INCONSEGUIMENTO
A nossa speaker, especialista em neologismos bacocos e frases sem sentido, deve estar tristíssima por ter conseguido mais um dos seus “inconseguimentos”.
Lembrou-se de propor que umas comemorações dos 40 anos do 25 fossem pagas por mecenas. A ideia é interessante e, não vivêssemos em Portugal, até podia ter pernas para andar.
Não contava a ilustre senhora com as reacções que a ideia suscitaria. De imediato, ouviu-se, categórico, o pífaro roufenho da intolerável Maria de Belém, a entoar a cantiga da dignidade das instituições. A proposta “não é conforme com a dignidade da data”, diz ela, tremebunda e esganiçada. O resto da malta afinou pelo mesmo diapasão. Outra coisa não seria de esperar.
Carradas de razão. Que diabo, não somos anglo-saxónicos, somos latinos, gaita! O que tem a sociedade que se meter em assuntos de Estado? O Estado é o Estado, comemora-se a si próprio sem interferências “indignas”! Isso do mecenato tem a ver com dinheiros que não têm a “dignidade” dos dinheiros do Estado, cuja origem social é coisa para esquecer. Tem a ver com tipos que andam à procura de benefícios fiscais, uma malandragem sem nome.
Poder-se-ia recorrer à subscrição pública. Mas é coisa de idos tempos, em que se construia aquedutos com esmolas, coisas da monarquia, ainda por cima absoluta! Nem pensar!
Vamos um pouco atrás. O IRRITADO nasceu quando o 5 de Outubro já tinha 40 anos, que é o que acontece hoje ao 25 de Abril. Quando o IRRITADO começou a ter cabeça para pensar, para além de uma dúzia de cómicos que se juntavam, nesse dia, à volta da estátua do António José de Almeida e no Alto da São João, já pouco havia quem ligasse ao 5 de Outubro. Não havia proximidade para sentir a data, nem distância para a julgar. O 5 de Outubro só viria a ser apreciado, e desmascarado, cem anos depois da dita data.
Com o 25 de Abril é mais ou menos a mesma coisa. Nem memória, nem distância crítica. Tal tempo virá, mas falta ainda muito tempo.
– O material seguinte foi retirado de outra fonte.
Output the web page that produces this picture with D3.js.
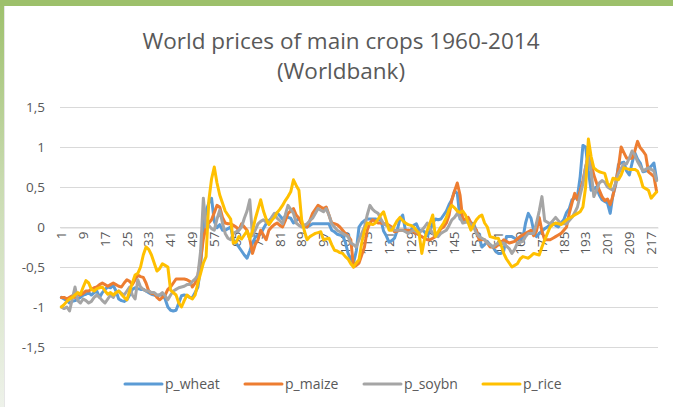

Como, felizmente – graças ao 25 de Novembro -, vivemos em liberdade, a dúzia de cómicos é substituída por uns milhares de manifestantes que acham que tal dia era a madrugada do socialismo, não da democracia. Os outros ficam em casa, ou gozam o feriado como lhes apetecer. Nada mau.
Por tudo isto, justificava-se a ideia de tentar meter a sociedadde no financiamento das comemorações, pô-la a participar nelas, alargá-las para lá dos adeptos do socialismo e das fronteiras o Estado formal. Mas, por medo de um flop ou por estupidez ideológica, nem pensar! O Estado é sacrossanto, não pode confundir-se com a canalha.
Lamentemos o inconseguimento da dona Assunção e, se houver sol, até podemos ir à praia comemorar com uma bejecas bem geladinhas.